Disabling SSL on the ceph dashboard
Since it’s just an internal deployment, I didn’t really need to enable ssl
on the dashboard. Initially I just disabled it, but it still didn’t work. I ran into this old issue and it looks like if you disable SSL you have to specify the port. So I updated my values.yaml
:
dashboard:
enabled: true
ssl: false
port: 8080
urlPrefix: /
And let argoCD
reapply that and then I was able to reach the dashboard without issues.
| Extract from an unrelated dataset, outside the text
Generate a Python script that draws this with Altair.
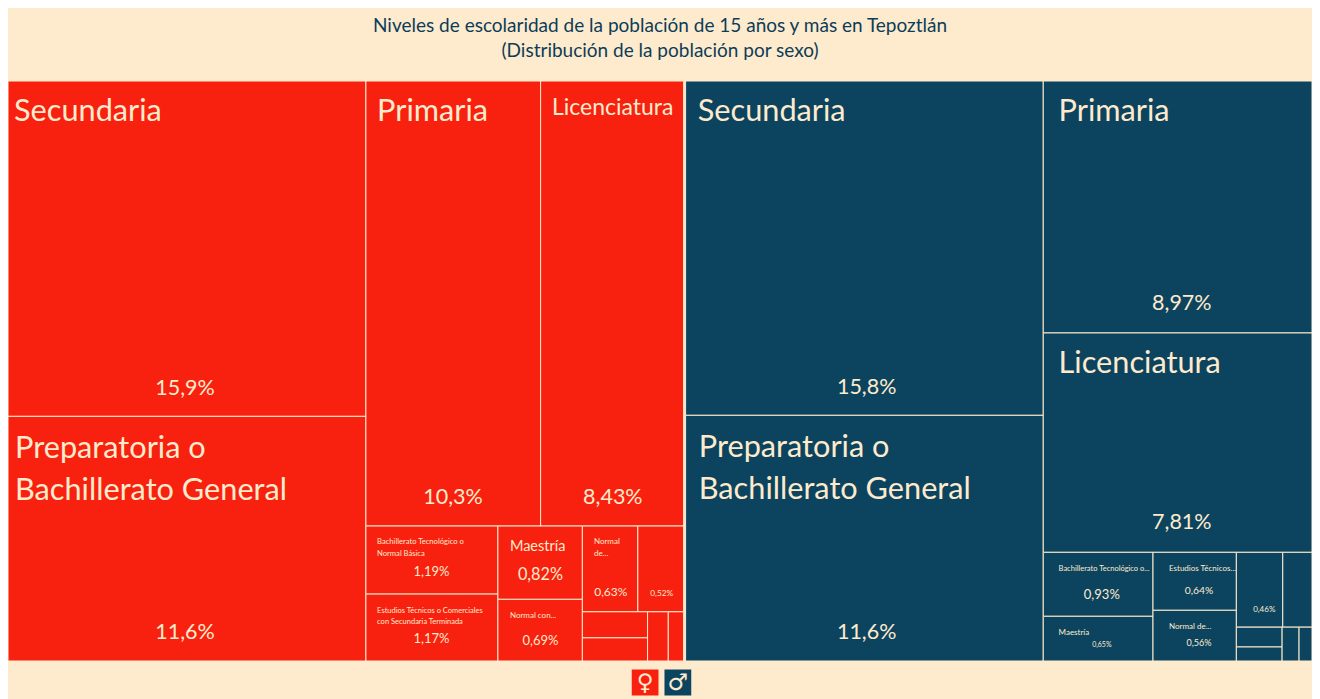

To get the default admin password we can use the instructions from Ceph Dashboard, and grab it from the secret:
kubectl -n rook-ceph get secret rook-ceph-dashboard-password -o jsonpath="{['data']['password']}" | base64 --decode && echo
And I saw the dashboard with a healthy cluster:
Restoring the applications
I reinstalled the applications using argoCD and for the data I actually just left the velero backups in the storage bucket for now and I manually restored my postgres db:
# back everything up
pg_dumpall -h postgres.kar.int -U postgres > all_pg_dbs.sql
# restore
psql -h postgres.kar.int -U postgres -f all_pg_dbs.sql
And for my plex instance, I just backed up the Library
directory and copied it back:
# backup
k cp plexserver-7f8c78b456-xr4hn:/config plex-config-backup
# restore
k cp plex-config-backup/Library plexserver-7f8c78b456-f72zl:/config/
I will play around with the restoration from velero for the other apps next.